In order to counteract the effect of these defeats, which had depressed the courage of the Ottomans and raised the spirits of the Greeks, the Sultan resolved to adopt measures for placing his fleet in security, and facilitating the communication between the army before Constantinople and the naval camp on the Bosporus. The Venetians had recently transported a number of their galleys from the river Adige overland to the lake of Garda. This exploit, which had been loudly celebrated at the time, suggested to the Sultan the idea of transporting a number of vessels from the Bosporus into the port of Constantinople, where the smooth water and the command of the shore would secure to his ships the mastery of the upper half of that extensive harbor. The distance over which it was necessary to transport the galleys was only five miles, but a steep hill presented a formidable obstacle to the undertaking. Mahomet, nevertheless, having witnessed the transport of his monster cannon over rivers and hills, was persuaded that his engineers would find no difficulty in moving his ships overland. A road was accordingly made, and laid with strong planks and wooden rails, which were plastered over with tallow. It extended from the station occupied by the fleet at Dolma Baktshe to the summit of the ridge near the Cemetery of Pera. On this inclined plane, with the assistance of windlasses and numerous yokes of oxen, the vessels were hauled up one after the other to the summit of the hill, from whence they descended with difficulty to the point beyond the present arsenal, where they were launched into the port under the protection of batteries prepared for their defence. Historians, wishing to give a dramatic character to their pages, have attributed marvellous difficulties to this daring exploit. It was a well-conceived and well-executed undertaking, for a division of the Ottoman fleet was conveyed into the port in a single night, where the Greeks, at the dawn of day, were amazed at beholding the hostile ships safe under the protection of inexpugnable batteries.

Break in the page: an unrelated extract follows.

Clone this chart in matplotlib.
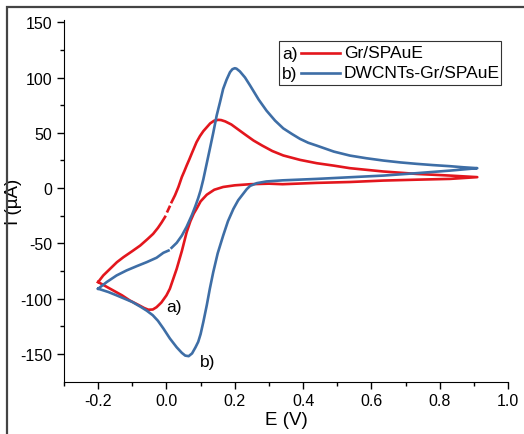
import numpy as np
import matplotlib.pyplot as plt
from matplotlib.patches import Rectangle

plt.rcParams['font.family'] = ['Liberation Sans', 'DejaVu Sans']
plt.rcParams['axes.unicode_minus'] = False

# Courbe a) Gr/SPAuE : branche aller puis branche retour (nan = petites coupures du tracé)
E_a_aller = [-0.2, -0.165, -0.13, -0.107, -0.08, -0.065, -0.053, -0.04, -0.029, -0.015, 0.0, 0.01,
             0.02, 0.03, 0.045, 0.059, 0.07, 0.08, 0.088, 0.1, 0.118, 0.14, 0.166, 0.2,
             0.245, 0.3, 0.34, 0.44, 0.537, 0.635, 0.733, 0.83, 0.91]
I_a_aller = [-85, -91, -97, -101.7, -106, -108.5, -110, -109.8, -107.7, -103.5, -97, -91,
             -82, -73, -57, -40, -30, -23, -18.8, -12, -6, -1.5, 1, 2.5,
             3.5, 4, 3.5, 4.7, 5.5, 6.8, 7.6, 8.3, 9.9]
E_a_retour = [0.91, 0.83, 0.733, 0.635, 0.537, 0.49, 0.44, 0.391, 0.342, 0.31, 0.28, 0.255,
              0.23, 0.21, 0.19, 0.172, 0.16, 0.152, 0.14, 0.128, 0.118, 0.108, 0.098, 0.088,
              0.075, 0.067, 0.059, 0.052, 0.045, 0.035, 0.025, 0.015, np.nan, 0.009, 0.003,
              np.nan, -0.004, -0.014, -0.025, -0.039, -0.055, -0.077, -0.1, -0.126, -0.145,
              -0.165, -0.185, -0.2]
I_a_retour = [9.9, 11.3, 12.8, 15, 18, 20.3, 22.5, 25.5, 29.5, 33.5, 38.5, 43,
              48.5, 53, 57.5, 60.3, 61.5, 61.7, 61, 58.5, 55, 51.5, 47, 41.5,
              32, 26, 20.3, 15, 10, 1, -6.5, -12.7, np.nan, -17, -21,
              np.nan, -26, -31, -36, -41.4, -46, -52, -57, -62.5, -67,
              -73, -79, -85]

# Courbe b) DWCNTs-Gr/SPAuE
E_b_aller = [-0.2, -0.17, -0.146, -0.126, -0.1, -0.075, -0.058, -0.04, -0.025, -0.009, 0.01, 0.03,
             0.045, 0.055, 0.065, 0.075, 0.085, 0.093, 0.1, 0.108, 0.118, 0.127, 0.137, 0.15,
             0.166, 0.18, 0.196, 0.21, 0.225, 0.235, 0.245, 0.265, 0.293, 0.34, 0.44, 0.537,
             0.635, 0.733, 0.83, 0.91]
I_b_aller = [-91, -94, -97, -99.6, -103, -107.5, -110.8, -115, -120, -127, -136, -144,
             -149, -151.5, -152, -149.5, -144, -139, -132, -121, -106, -91, -76, -59,
             -43, -30, -18.8, -11, -5, -1, 2, 4.5, 6, 7, 8.3, 9.8,
             11.3, 13.5, 15.8, 18]
E_b_retour = [0.91, 0.87, 0.83, 0.78, 0.733, 0.685, 0.635, 0.585, 0.537, 0.49, 0.44, 0.415,
              0.391, 0.367, 0.342, 0.318, 0.293, 0.27, 0.245, 0.23, 0.215, 0.205, 0.2, 0.193,
              0.186, 0.176, 0.166, 0.157, 0.147, 0.137, 0.127, 0.117, 0.108, 0.1, 0.093, 0.085,
              0.075, 0.059, 0.045, 0.03, 0.015, np.nan, 0.006, -0.009, -0.029, -0.058, -0.087,
              -0.117, -0.146, -0.175, -0.2]
I_b_retour = [18, 18.8, 19.8, 20.8, 21.9, 23.2, 24.9, 27, 29.4, 33, 38.4, 41,
              44.5, 49, 54, 61, 70, 80, 92.7, 100, 105.5, 108, 108.4, 107.5,
              104.8, 98, 89.7, 78, 65.6, 50, 35.4, 21, 8, -2, -9, -16,
              -24, -35, -43, -49.5, -54, np.nan, -56.5, -58.5, -63, -67, -70.6,
              -74.5, -79, -85, -91]

rouge = '#e3161d'
bleu = '#3e6ea6'

fig = plt.figure(figsize=(5.24, 4.35), dpi=100)
ax = fig.add_axes([64/524, 1-382.6/435, (508-64)/524, (382.6-21)/435])

ax.plot(E_a_aller + E_a_retour, I_a_aller + I_a_retour, color=rouge, lw=1.9)
ax.plot(E_b_aller + E_b_retour, I_b_aller + I_b_retour, color=bleu, lw=1.9)

ax.text(0.0, -107, 'a)', fontsize=12.5, va='center', ha='left')
ax.text(0.098, -157, 'b)', fontsize=12.5, va='center', ha='left')

ax.set_xlim(-0.3, 1.0)
ax.set_ylim(-175, 152)
ax.set_xticks(np.arange(-0.2, 1.01, 0.2))
ax.set_xticklabels(['-0.2', '0.0', '0.2', '0.4', '0.6', '0.8', '1.0'])
ax.set_xticks(np.arange(-0.3, 1.01, 0.1), minor=True)
ax.set_yticks(np.arange(-150, 151, 50))
ax.set_yticks(np.arange(-150, 151, 25), minor=True)
ax.tick_params(which='major', direction='out', length=5, width=1, labelsize=11.5)
ax.tick_params(which='minor', direction='out', length=3, width=1)
for s in ['top', 'right']:
    ax.spines[s].set_visible(False)
ax.set_xlabel('E (V)', fontsize=13.5, labelpad=2)
ax.set_ylabel('I (µA)', fontsize=13.5)
ax.yaxis.set_label_coords(-0.094, 0.5)

# légende dessinée à la main : "a) ——— Gr/SPAuE"
tr = ax.transAxes
def ax_xy(px, py):
    return (px-64)/444, (382.6-py)/(382.6-21)
x0, y0 = ax_xy(279, 86)
x1, y1 = ax_xy(501, 41.7)
ax.add_patch(Rectangle((x0, y0), x1-x0, y1-y0, transform=tr, fill=False, lw=0.8, ec='#333333'))
for py, lettre, col, lab in [(54, 'a)', rouge, 'Gr/SPAuE'), (74, 'b)', bleu, 'DWCNTs-Gr/SPAuE')]:
    xa, ya = ax_xy(282, py)
    ax.text(xa, ya, lettre, transform=tr, fontsize=12.5, va='center', ha='left')
    xl0, _ = ax_xy(301, py)
    xl1, _ = ax_xy(340, py)
    ax.plot([xl0, xl1], [ya, ya], transform=tr, color=col, lw=1.9)
    xt, _ = ax_xy(344, py)
    ax.text(xt, ya, lab, transform=tr, fontsize=12.5, va='center', ha='left')

# cadre extérieur de l'image
fig.patches.append(Rectangle((7/524, -0.1), 1.2, 1.1-7.5/435, transform=fig.transFigure,
                             fill=False, lw=1.6, ec='#444444'))

fig.savefig('out.png', dpi=100)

To establish an easy and rapid communication between the naval camp on the Bosporus and the army before Constantinople, Mahomet ordered a floating bridge to be constructed across the port, from the point near the old foundry, on the side of Galata, to that near the angle of the city walls, near Haivan Serai, the ancient amphitheatre. The roadway of this bridge was supported on the enormous jars used for storing oil and wine, numbers of which were easily collected in the suburbs of Galata. These jars, when bound together with their mouth inverted in the water, formed admirable pontoons. Artillery was mounted on this bridge and the galleys were brought up to the city walls, which were now assailed from a quarter hitherto safe from attack. The Genoese under Justiniani on one occasion, and the Venetians on another, were defeated in their attempts to burn the Turkish fleet and destroy the bridge. The fire of the artillery rendered the attacks of the Italians abortive, and their failure afforded a decisive proof that the defence of the city was becoming desperate. To avoid the admission of their inferiority in force, the defeated parties threw the blame on one another, and their dissensions became so violent that the Emperor could hardly appease the quarrel.